▶ **The exercise**: Give the listing again character for character, but drop the images.
## BEGIN
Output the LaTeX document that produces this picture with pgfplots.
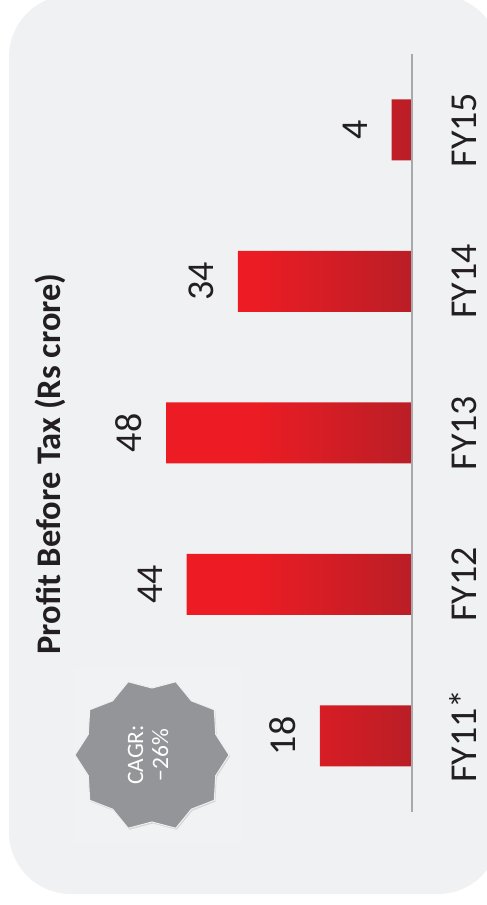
\documentclass[border=0pt]{standalone}
\usepackage{fontspec}
\setmainfont{Carlito}
\usepackage{pgfplots}
\pgfplotsset{compat=1.18}
\usetikzlibrary{shapes.geometric,shadows}
\definecolor{bg}{HTML}{F0F1F3}
\definecolor{barA}{HTML}{ED1C24}
\definecolor{barB}{HTML}{BA1E26}
\definecolor{txt}{HTML}{231F20}
\definecolor{axisgray}{HTML}{A7A9AC}
\definecolor{badge}{HTML}{939598}
\pgfdeclarehorizontalshading{barshade}{100bp}{color(0bp)=(barA); color(25bp)=(barA); color(42bp)=(barA); color(75bp)=(barB); color(100bp)=(barB)}
\begin{document}
\begin{tikzpicture}
\useasboundingbox (0,0) rectangle (487pt,905pt);
\clip (0,0) rectangle (487pt,905pt);
\fill[bg, rounded corners=62pt] (9pt,11pt) rectangle (500pt,910pt);
\fill[white, opacity=0.12] (73pt,62pt) rectangle (242pt,237pt);
\node[star, star points=10, star point ratio=1.15, shape border rotate=18, fill=badge, draw=white!85!badge, line width=1pt, minimum size=154pt, inner sep=0pt, drop shadow={opacity=0.25, shadow xshift=1pt, shadow yshift=-1.5pt}] at (152pt,150pt) {};
\node[rotate=90, text=white, align=center, font=\fontsize{23.5}{25}\selectfont] at (148pt,150pt) {CAGR:\\−26\%};
\node[rotate=90, anchor=base, text=txt, font=\fontsize{34.5}{36}\selectfont\bfseries] at (60pt,441pt) {Profit Before Tax (Rs crore)};
\begin{axis}[
  at={(412pt,169pt)}, anchor=origin,
  scale only axis, width=409.6pt, height=757.5pt,
  xbar, bar width=61pt,
  xmin=0, xmax=80, x dir=reverse,
  ymin=-0.5, ymax=4.5,
  ytick={0,1,2,3,4},
  yticklabels={FY11*,FY12,FY13,FY14,FY15},
  yticklabel pos=right,
  axis line style={draw=none},
  hide x axis,
  major tick style={draw=none},
  yticklabel style={xshift=60pt, rotate=90, anchor=base, inner sep=0pt, text=txt, font=\fontsize{38}{40}\selectfont},
  nodes near coords,
  nodes near coords style={xshift=-24.5pt, rotate=90, anchor=base, inner sep=0pt, text=txt, font=\fontsize{38}{40}\selectfont},
  /pgf/number format/assume math mode=true,
  clip=false,
]
\addplot[draw=none, shading=barshade] coordinates {(18,0) (44,1) (48,2) (34,3) (4,4)};
\draw[axisgray, line width=1.3pt] (axis cs:0,-0.5) -- (axis cs:0,4.5);
\end{axis}
\end{tikzpicture}
\end{document}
## END
▶ **Finished answer**:
Output the LaTeX document that produces this picture with pgfplots.
\documentclass[border=0pt]{standalone}
\usepackage{fontspec}
\setmainfont{Carlito}
\usepackage{pgfplots}
\pgfplotsset{compat=1.18}
\usetikzlibrary{shapes.geometric,shadows}
\definecolor{bg}{HTML}{F0F1F3}
\definecolor{barA}{HTML}{ED1C24}
\definecolor{barB}{HTML}{BA1E26}
\definecolor{txt}{HTML}{231F20}
\definecolor{axisgray}{HTML}{A7A9AC}
\definecolor{badge}{HTML}{939598}
\pgfdeclarehorizontalshading{barshade}{100bp}{color(0bp)=(barA); color(25bp)=(barA); color(42bp)=(barA); color(75bp)=(barB); color(100bp)=(barB)}
\begin{document}
\begin{tikzpicture}
\useasboundingbox (0,0) rectangle (487pt,905pt);
\clip (0,0) rectangle (487pt,905pt);
\fill[bg, rounded corners=62pt] (9pt,11pt) rectangle (500pt,910pt);
\fill[white, opacity=0.12] (73pt,62pt) rectangle (242pt,237pt);
\node[star, star points=10, star point ratio=1.15, shape border rotate=18, fill=badge, draw=white!85!badge, line width=1pt, minimum size=154pt, inner sep=0pt, drop shadow={opacity=0.25, shadow xshift=1pt, shadow yshift=-1.5pt}] at (152pt,150pt) {};
\node[rotate=90, text=white, align=center, font=\fontsize{23.5}{25}\selectfont] at (148pt,150pt) {CAGR:\\−26\%};
\node[rotate=90, anchor=base, text=txt, font=\fontsize{34.5}{36}\selectfont\bfseries] at (60pt,441pt) {Profit Before Tax (Rs crore)};
\begin{axis}[
  at={(412pt,169pt)}, anchor=origin,
  scale only axis, width=409.6pt, height=757.5pt,
  xbar, bar width=61pt,
  xmin=0, xmax=80, x dir=reverse,
  ymin=-0.5, ymax=4.5,
  ytick={0,1,2,3,4},
  yticklabels={FY11*,FY12,FY13,FY14,FY15},
  yticklabel pos=right,
  axis line style={draw=none},
  hide x axis,
  major tick style={draw=none},
  yticklabel style={xshift=60pt, rotate=90, anchor=base, inner sep=0pt, text=txt, font=\fontsize{38}{40}\selectfont},
  nodes near coords,
  nodes near coords style={xshift=-24.5pt, rotate=90, anchor=base, inner sep=0pt, text=txt, font=\fontsize{38}{40}\selectfont},
  /pgf/number format/assume math mode=true,
  clip=false,
]
\addplot[draw=none, shading=barshade] coordinates {(18,0) (44,1) (48,2) (34,3) (4,4)};
\draw[axisgray, line width=1.3pt] (axis cs:0,-0.5) -- (axis cs:0,4.5);
\end{axis}
\end{tikzpicture}
\end{document}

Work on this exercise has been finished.